L’idée étant que s’il devient plus facile de constituer des coopératives de travailleurs, ces organisations pourront fournir encore plus de services sociaux pour répondre à l’inégalité croissante, aux heures de travail à rallonge et aux conditions de travail relevant de l’exploitation. Il y a cependant un potentiel encore plus grand – qui est de faire des coopératives de travailleurs une véritable option pour l’ensemble de la population nippone, dès lors que la proposition de loi rendrait l’enregistrement d’une coopérative aussi facile que la création d’une entreprise normale, à but lucratif.

« Si nous disposions d’une nouvelle loi propre, alors n’importe qui, n’importe quel citoyen japonais pourrait aisément établir sa propre coopérative de travailleurs », explique M. Nakano.

Le mouvement prend de l’ampleur. Le JWCU projette de présenter dans le courant de l’année et en collaboration avec ses alliés, une proposition de loi pour des coopératives de travailleurs. Ceci fait suite au lancement, en avril, de la Japan Cooperative Alliance (JCA), une nouvelle organisation nationale qui a pour mission d’accroître la coopération entre les coopératives et de représenter le secteur dans la prise de décisions politiques et les relations publiques.

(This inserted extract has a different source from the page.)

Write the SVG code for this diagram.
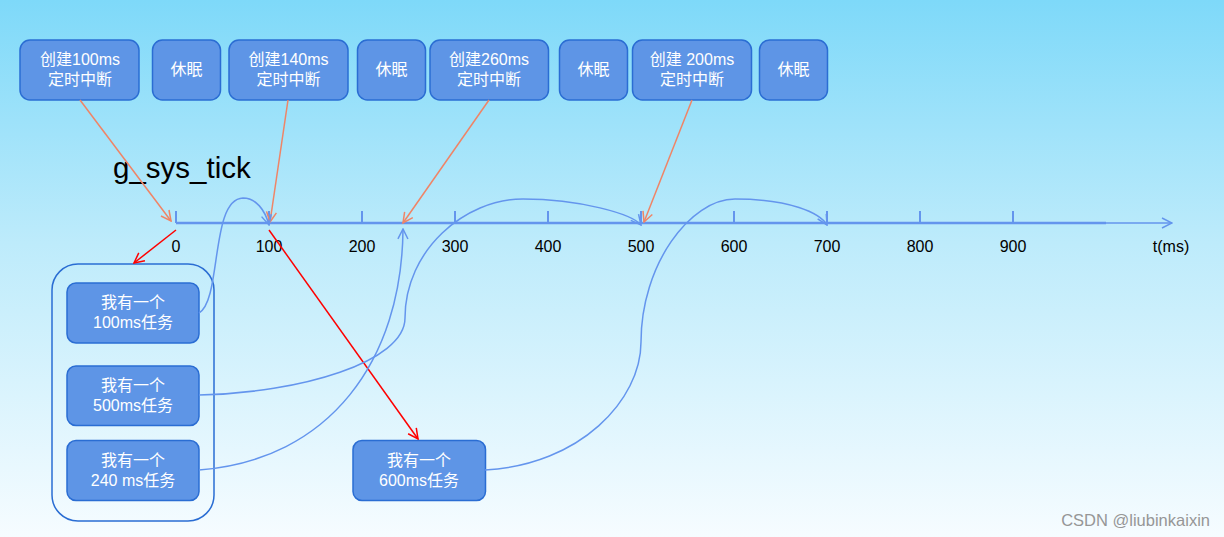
<svg xmlns="http://www.w3.org/2000/svg" width="1224" height="537" viewBox="0 0 1224 537">
<defs>
<linearGradient id="bg" x1="0" y1="0" x2="0" y2="1">
<stop offset="0" stop-color="#7ed9f9"/>
<stop offset="0.45" stop-color="#bdebfb"/>
<stop offset="1" stop-color="#f6fcff"/>
</linearGradient>
<marker id="ao" viewBox="0 0 12 12" refX="11" refY="6" markerWidth="12" markerHeight="12" markerUnits="userSpaceOnUse" orient="auto"><path d="M1,1 L11,6 L1,11" fill="none" stroke="#f08466" stroke-width="1.5"/></marker>
<marker id="ar" viewBox="0 0 12 12" refX="11" refY="6" markerWidth="12" markerHeight="12" markerUnits="userSpaceOnUse" orient="auto"><path d="M1,1 L11,6 L1,11" fill="none" stroke="#ff0000" stroke-width="1.5"/></marker>
<marker id="ab" viewBox="0 0 12 12" refX="11" refY="6" markerWidth="12" markerHeight="12" markerUnits="userSpaceOnUse" orient="auto"><path d="M1,1 L11,6 L1,11" fill="none" stroke="#6495ed" stroke-width="1.5"/></marker>
</defs>
<style>
.box{fill:#5e95e6;stroke:#2a6dd3;stroke-width:1.5}
.bt{fill:#ffffff;font-family:"Liberation Sans","Noto Sans CJK SC",sans-serif;font-size:16px;text-anchor:middle}
.lbl{fill:#000;font-family:"Liberation Sans",Arial,sans-serif;font-size:16px;text-anchor:middle}
.tick{stroke:#6495ed;stroke-width:2}
.or{stroke:#f08466;stroke-width:1.5;fill:none;marker-end:url(#ao)}
.rd{stroke:#ff0000;stroke-width:1.5;fill:none;marker-end:url(#ar)}
.bl{stroke:#6495ed;stroke-width:1.5;fill:none;marker-end:url(#ab)}
</style>
<rect width="1224" height="537" fill="url(#bg)"/>

<g id="axis">
<line x1="176" y1="223" x2="1106" y2="223" stroke="#6495ed" stroke-width="2.5"/>
<line x1="1106" y1="223" x2="1172" y2="223" stroke="#6495ed" stroke-width="1.5" marker-end="url(#ab)"/>
<line class="tick" x1="176" y1="211" x2="176" y2="223"/>
<line class="tick" x1="269" y1="211" x2="269" y2="223"/>
<line class="tick" x1="362" y1="211" x2="362" y2="223"/>
<line class="tick" x1="455" y1="211" x2="455" y2="223"/>
<line class="tick" x1="548" y1="211" x2="548" y2="223"/>
<line class="tick" x1="641" y1="211" x2="641" y2="223"/>
<line class="tick" x1="734" y1="211" x2="734" y2="223"/>
<line class="tick" x1="827" y1="211" x2="827" y2="223"/>
<line class="tick" x1="920" y1="211" x2="920" y2="223"/>
<line class="tick" x1="1013" y1="211" x2="1013" y2="223"/>
<text class="lbl" x="176" y="252">0</text>
<text class="lbl" x="269" y="252">100</text>
<text class="lbl" x="362" y="252">200</text>
<text class="lbl" x="455" y="252">300</text>
<text class="lbl" x="548" y="252">400</text>
<text class="lbl" x="641" y="252">500</text>
<text class="lbl" x="734" y="252">600</text>
<text class="lbl" x="827" y="252">700</text>
<text class="lbl" x="920" y="252">800</text>
<text class="lbl" x="1013" y="252">900</text>
<text class="lbl" x="1171" y="252">t(ms)</text>
</g>

<text x="113" y="178" font-family="Liberation Sans,Arial,sans-serif" font-size="29.5" fill="#000">g_sys_tick</text>

<g id="n1"><rect class="box" x="20" y="40" width="119" height="60" rx="10"/><text class="bt" x="80" y="64.5">创建100ms</text><text class="bt" x="80" y="84.5">定时中断</text></g>
<g id="n2"><rect class="box" x="152.5" y="40" width="68" height="60" rx="10"/><text class="bt" x="186.5" y="75">休眠</text></g>
<g id="n3"><rect class="box" x="229" y="40" width="119" height="60" rx="10"/><text class="bt" x="288.5" y="64.5">创建140ms</text><text class="bt" x="288.5" y="84.5">定时中断</text></g>
<g id="n4"><rect class="box" x="357.5" y="40" width="68" height="60" rx="10"/><text class="bt" x="391.5" y="75">休眠</text></g>
<g id="n5"><rect class="box" x="430" y="40" width="118.5" height="60" rx="10"/><text class="bt" x="489" y="64.5">创建260ms</text><text class="bt" x="489" y="84.5">定时中断</text></g>
<g id="n6"><rect class="box" x="559.5" y="40" width="68" height="60" rx="10"/><text class="bt" x="593.5" y="75">休眠</text></g>
<g id="n7"><rect class="box" x="632.5" y="40" width="119" height="60" rx="10"/><text class="bt" x="692" y="64.5">创建 200ms</text><text class="bt" x="692" y="84.5">定时中断</text></g>
<g id="n8"><rect class="box" x="759.5" y="40" width="68" height="60" rx="10"/><text class="bt" x="793.5" y="75">休眠</text></g>

<g id="container"><rect x="52" y="264" width="162" height="257" rx="26" fill="none" stroke="#2a6dd3" stroke-width="1.5"/></g>
<g id="t100"><rect class="box" x="67" y="283" width="132" height="60" rx="9"/><text class="bt" x="133" y="307.5">我有一个</text><text class="bt" x="133" y="327.5">100ms任务</text></g>
<g id="t500"><rect class="box" x="67" y="366" width="132" height="59.5" rx="9"/><text class="bt" x="133" y="390.5">我有一个</text><text class="bt" x="133" y="410.5">500ms任务</text></g>
<g id="t240"><rect class="box" x="67" y="440.5" width="132" height="60" rx="9"/><text class="bt" x="133" y="465.5">我有一个</text><text class="bt" x="133" y="485.5">240 ms任务</text></g>
<g id="t600"><rect class="box" x="353" y="440.5" width="132.5" height="60" rx="9"/><text class="bt" x="419" y="465.5">我有一个</text><text class="bt" x="419" y="485.5">600ms任务</text></g>

<g id="connectors">
<line class="or" x1="80" y1="100" x2="171" y2="221"/>
<line class="or" x1="288" y1="100" x2="270" y2="222"/>
<line class="or" x1="489" y1="100" x2="403" y2="223"/>
<line class="or" x1="692" y1="100" x2="644" y2="222"/>
<line class="rd" x1="176" y1="230" x2="134" y2="263"/>
<line class="rd" x1="269" y1="230" x2="418" y2="439"/>
<path class="bl" d="M199,313 C222,300 210,199 243,198 C256,198 265,210 269,225"/>
<path class="bl" d="M199,395 C300,393 405,362 405,318 C405,250 465,199 523,199 C580,199 632,214 641,225"/>
<path class="bl" d="M199,470 C330,460 402,360 403,229"/>
<path class="bl" d="M485,470 C580,465 641,400 641,342 C641,265 690,199 735,199 C790,199 820,213 827,225"/>
</g>

<text x="1210" y="526" text-anchor="end" font-family="Liberation Sans,Arial,sans-serif" font-size="16.5" fill="#969696">CSDN @liubinkaixin</text>
</svg>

Si tout se passe comme prévu, les membres de la JCA incluront aussi un secteur croissant de coopératives de travailleurs.

« Nous pouvons aider les coopératives à répondre aux défis locaux – vieillissement de la population, pauvreté, dépérissement [économique] des communautés locales – par une mise en commun des ressources coopératives. Nous pouvons faire davantage pour remédier aux défis locaux », conclut Kenki Maeda de la JCA.